→ Material for the task:
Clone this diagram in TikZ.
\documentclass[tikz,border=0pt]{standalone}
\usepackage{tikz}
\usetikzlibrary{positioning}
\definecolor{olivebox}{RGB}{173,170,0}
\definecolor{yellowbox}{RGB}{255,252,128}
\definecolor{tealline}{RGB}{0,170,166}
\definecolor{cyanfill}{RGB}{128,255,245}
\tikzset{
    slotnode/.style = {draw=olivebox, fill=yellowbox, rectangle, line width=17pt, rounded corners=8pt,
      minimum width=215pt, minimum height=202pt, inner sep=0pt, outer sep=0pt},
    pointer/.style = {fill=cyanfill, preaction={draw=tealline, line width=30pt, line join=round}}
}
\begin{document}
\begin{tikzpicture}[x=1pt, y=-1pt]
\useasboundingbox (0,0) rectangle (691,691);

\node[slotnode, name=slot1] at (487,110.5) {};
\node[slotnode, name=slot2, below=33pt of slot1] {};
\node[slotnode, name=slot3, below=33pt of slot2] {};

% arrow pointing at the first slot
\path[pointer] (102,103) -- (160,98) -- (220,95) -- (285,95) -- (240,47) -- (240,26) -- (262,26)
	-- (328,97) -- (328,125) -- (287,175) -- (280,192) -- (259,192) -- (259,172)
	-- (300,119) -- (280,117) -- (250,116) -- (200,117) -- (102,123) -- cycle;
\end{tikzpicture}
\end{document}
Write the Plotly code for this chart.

→ Work instructions:
Could you quote the material above in full, exactly as it stands?

→ Exercise output:
Clone this diagram in TikZ.
\documentclass[tikz,border=0pt]{standalone}
\usepackage{tikz}
\usetikzlibrary{positioning}
\definecolor{olivebox}{RGB}{173,170,0}
\definecolor{yellowbox}{RGB}{255,252,128}
\definecolor{tealline}{RGB}{0,170,166}
\definecolor{cyanfill}{RGB}{128,255,245}
\tikzset{
    slotnode/.style = {draw=olivebox, fill=yellowbox, rectangle, line width=17pt, rounded corners=8pt,
      minimum width=215pt, minimum height=202pt, inner sep=0pt, outer sep=0pt},
    pointer/.style = {fill=cyanfill, preaction={draw=tealline, line width=30pt, line join=round}}
}
\begin{document}
\begin{tikzpicture}[x=1pt, y=-1pt]
\useasboundingbox (0,0) rectangle (691,691);

\node[slotnode, name=slot1] at (487,110.5) {};
\node[slotnode, name=slot2, below=33pt of slot1] {};
\node[slotnode, name=slot3, below=33pt of slot2] {};

% arrow pointing at the first slot
\path[pointer] (102,103) -- (160,98) -- (220,95) -- (285,95) -- (240,47) -- (240,26) -- (262,26)
	-- (328,97) -- (328,125) -- (287,175) -- (280,192) -- (259,192) -- (259,172)
	-- (300,119) -- (280,117) -- (250,116) -- (200,117) -- (102,123) -- cycle;
\end{tikzpicture}
\end{document}
Write the Plotly code for this chart.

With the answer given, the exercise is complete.